• [EXERCISE INPUT]:
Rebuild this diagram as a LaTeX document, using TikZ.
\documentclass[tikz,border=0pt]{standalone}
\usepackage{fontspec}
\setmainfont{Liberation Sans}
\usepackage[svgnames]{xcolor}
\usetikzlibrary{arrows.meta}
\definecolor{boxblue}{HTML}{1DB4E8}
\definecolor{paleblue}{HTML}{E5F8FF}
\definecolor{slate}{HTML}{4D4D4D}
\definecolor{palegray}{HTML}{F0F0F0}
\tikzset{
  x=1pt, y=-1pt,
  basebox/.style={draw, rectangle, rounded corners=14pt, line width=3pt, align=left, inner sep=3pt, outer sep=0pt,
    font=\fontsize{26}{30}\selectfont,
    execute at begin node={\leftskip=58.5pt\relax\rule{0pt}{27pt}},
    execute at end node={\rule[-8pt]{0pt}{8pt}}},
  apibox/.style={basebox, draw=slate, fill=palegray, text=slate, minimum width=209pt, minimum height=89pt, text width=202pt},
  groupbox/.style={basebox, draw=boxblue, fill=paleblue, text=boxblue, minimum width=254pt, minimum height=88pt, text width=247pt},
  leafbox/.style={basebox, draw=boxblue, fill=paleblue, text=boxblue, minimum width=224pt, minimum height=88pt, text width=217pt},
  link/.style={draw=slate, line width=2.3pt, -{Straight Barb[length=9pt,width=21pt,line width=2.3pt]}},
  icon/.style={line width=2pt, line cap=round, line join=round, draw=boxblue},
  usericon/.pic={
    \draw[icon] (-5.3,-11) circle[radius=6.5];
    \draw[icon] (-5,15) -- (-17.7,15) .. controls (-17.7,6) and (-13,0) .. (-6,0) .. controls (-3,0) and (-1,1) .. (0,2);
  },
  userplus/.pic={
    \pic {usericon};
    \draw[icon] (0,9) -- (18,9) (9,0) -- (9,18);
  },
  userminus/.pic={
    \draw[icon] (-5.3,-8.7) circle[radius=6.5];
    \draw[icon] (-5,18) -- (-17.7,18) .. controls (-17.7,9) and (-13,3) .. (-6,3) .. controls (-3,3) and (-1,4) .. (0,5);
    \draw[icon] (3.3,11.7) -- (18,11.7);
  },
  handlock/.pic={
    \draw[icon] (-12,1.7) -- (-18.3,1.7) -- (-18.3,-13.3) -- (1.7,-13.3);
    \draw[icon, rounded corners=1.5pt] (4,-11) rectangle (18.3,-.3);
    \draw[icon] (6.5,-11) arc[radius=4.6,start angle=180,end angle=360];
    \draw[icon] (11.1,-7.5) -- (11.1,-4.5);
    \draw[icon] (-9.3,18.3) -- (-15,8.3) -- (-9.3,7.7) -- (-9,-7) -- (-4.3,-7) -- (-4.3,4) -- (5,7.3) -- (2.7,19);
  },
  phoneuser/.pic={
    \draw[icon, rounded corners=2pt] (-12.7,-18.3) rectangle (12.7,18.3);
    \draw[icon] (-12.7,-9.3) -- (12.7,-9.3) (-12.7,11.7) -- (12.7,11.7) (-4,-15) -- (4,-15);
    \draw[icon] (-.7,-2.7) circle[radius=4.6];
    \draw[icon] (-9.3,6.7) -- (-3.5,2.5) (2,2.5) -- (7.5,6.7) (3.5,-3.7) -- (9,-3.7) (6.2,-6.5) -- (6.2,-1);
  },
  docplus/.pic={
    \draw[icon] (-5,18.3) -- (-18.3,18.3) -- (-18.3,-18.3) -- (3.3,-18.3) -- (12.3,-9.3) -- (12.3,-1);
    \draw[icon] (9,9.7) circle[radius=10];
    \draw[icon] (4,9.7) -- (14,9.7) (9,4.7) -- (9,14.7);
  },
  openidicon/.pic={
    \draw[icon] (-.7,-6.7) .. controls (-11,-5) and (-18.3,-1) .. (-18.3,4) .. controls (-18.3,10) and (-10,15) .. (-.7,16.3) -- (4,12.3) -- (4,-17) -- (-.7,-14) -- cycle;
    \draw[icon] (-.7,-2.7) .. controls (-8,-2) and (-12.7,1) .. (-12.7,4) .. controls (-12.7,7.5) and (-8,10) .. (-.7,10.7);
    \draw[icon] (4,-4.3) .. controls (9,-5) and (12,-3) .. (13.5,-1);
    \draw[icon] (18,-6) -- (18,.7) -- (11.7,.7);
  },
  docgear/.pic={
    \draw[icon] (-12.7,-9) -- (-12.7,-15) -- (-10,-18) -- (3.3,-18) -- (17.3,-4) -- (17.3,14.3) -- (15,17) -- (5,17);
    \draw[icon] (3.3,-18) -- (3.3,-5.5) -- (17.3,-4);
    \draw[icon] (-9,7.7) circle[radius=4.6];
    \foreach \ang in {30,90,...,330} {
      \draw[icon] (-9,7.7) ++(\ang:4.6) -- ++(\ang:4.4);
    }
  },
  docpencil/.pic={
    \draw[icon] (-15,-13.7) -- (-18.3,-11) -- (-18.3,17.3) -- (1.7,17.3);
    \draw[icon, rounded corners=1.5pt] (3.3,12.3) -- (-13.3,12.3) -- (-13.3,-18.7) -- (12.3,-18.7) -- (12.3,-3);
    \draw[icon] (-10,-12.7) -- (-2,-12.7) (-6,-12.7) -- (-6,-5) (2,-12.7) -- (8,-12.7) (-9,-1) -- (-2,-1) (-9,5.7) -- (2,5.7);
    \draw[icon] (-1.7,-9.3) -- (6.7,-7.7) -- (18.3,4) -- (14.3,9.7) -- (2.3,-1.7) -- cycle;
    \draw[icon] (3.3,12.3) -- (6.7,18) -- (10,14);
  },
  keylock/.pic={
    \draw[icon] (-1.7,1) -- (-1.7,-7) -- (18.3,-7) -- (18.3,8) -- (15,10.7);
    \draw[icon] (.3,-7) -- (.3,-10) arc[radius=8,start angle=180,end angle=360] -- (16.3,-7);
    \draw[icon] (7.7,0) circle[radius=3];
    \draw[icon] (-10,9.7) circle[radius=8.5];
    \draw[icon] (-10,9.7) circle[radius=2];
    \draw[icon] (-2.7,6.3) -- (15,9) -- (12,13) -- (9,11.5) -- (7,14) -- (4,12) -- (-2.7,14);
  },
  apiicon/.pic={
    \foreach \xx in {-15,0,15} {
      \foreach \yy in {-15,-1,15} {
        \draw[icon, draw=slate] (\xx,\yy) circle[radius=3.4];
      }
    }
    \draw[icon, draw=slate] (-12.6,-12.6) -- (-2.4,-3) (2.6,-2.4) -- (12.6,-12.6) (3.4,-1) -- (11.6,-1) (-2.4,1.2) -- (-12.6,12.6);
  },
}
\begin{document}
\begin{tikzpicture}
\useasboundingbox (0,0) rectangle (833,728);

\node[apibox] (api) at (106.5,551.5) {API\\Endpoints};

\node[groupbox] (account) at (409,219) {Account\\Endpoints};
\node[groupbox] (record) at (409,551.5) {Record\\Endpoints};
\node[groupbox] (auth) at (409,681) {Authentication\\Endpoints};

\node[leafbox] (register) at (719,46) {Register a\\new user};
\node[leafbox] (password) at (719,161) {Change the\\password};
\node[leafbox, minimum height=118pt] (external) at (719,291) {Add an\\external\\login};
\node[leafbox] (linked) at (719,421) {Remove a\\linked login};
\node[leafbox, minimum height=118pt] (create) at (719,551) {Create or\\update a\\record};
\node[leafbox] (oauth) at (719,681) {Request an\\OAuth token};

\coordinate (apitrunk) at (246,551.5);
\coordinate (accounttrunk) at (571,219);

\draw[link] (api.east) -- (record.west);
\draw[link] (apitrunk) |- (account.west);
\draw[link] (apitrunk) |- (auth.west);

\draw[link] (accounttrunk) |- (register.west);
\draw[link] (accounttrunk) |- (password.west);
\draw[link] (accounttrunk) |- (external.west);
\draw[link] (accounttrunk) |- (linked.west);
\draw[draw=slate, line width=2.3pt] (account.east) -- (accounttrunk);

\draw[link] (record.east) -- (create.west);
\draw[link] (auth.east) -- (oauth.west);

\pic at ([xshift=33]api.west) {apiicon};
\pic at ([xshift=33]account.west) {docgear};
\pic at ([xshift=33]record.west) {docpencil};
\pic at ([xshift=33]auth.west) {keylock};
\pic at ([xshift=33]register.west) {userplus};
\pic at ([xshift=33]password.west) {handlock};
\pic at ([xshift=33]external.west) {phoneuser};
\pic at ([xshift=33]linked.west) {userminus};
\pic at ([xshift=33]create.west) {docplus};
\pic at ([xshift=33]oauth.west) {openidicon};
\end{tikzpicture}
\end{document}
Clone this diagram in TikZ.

• [TASK OBJECTIVE]: Return each line with "diagram".

• [EXERCISE SOLUTION]:
Rebuild this diagram as a LaTeX document, using TikZ.
Clone this diagram in TikZ.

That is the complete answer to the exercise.